Israeli software company (defunct)

Jacada was a software and services company that specialized in automating and simplifying customer service operations. The firm, founded by Gideon Hollander, was incorporated December 1990 in Israel as a limited liability company. Jacada operated headquarters in Atlanta, Georgia, and offices in the Americas, Europe, Middle East, and Nordic regions. In 2021, Jacada became a part of Uniphore.

== History ==
Jacada was founded in 1990 by Gideon Hollander in Israel under the company name, Client Server Technology. The original vision of the company was to help organizations leverage and re-use their significant investments in legacy systems. Over the years, Jacada introduced various innovative solutions to simplify customer service operations including agent assisted automation, visual IVR, unified agent desktops, and others.

In 1997, the company introduced its first Java-based web-to-host product branded "Jacada". In 1999, Jacada changed the company name from Client Server Technology Ltd. to Jacada Ltd. Jacada went public in October 1999, and traded on Nasdaq under the symbol JCDA.
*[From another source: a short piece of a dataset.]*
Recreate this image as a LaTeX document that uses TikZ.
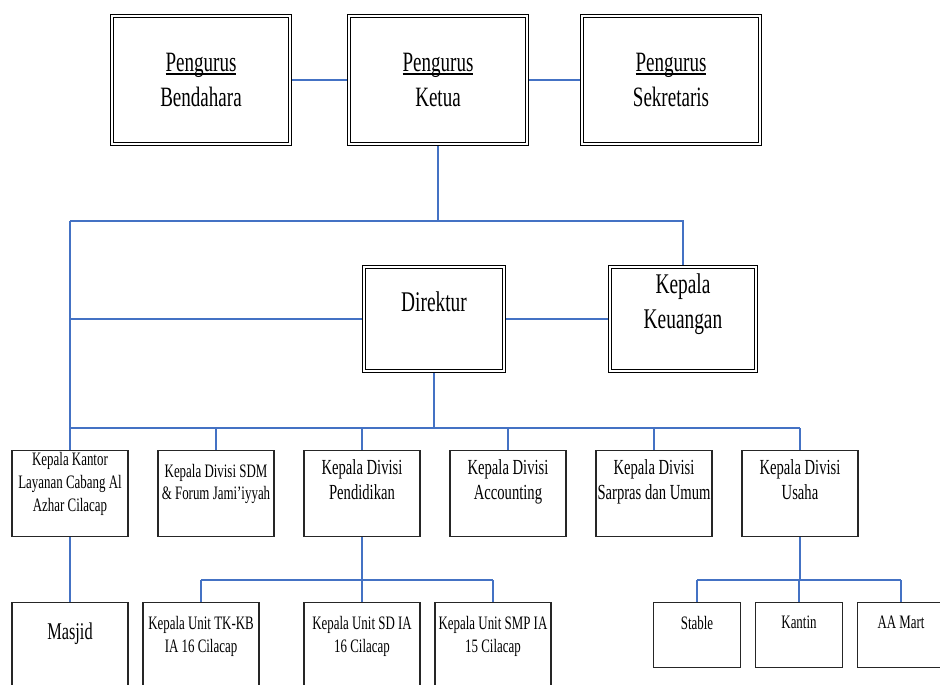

In January 2008, Jacada sold its "legacy" business to Software AG for $26 million in cash.
 This transaction included the intellectual property and related customer contracts associated with the Jacada "legacy" products [Terminal Emulator, Jacada Studio, Jacada Innovator, Jacada Interface Server and Jacada Integrator]. Under the terms of the transaction, Jacada retained the right to develop, market, sell, and support Jacada Interface Server and Jacada HostFuse in support of its call center solutions business.

In 2021, Jacada was acquired by Uniphore.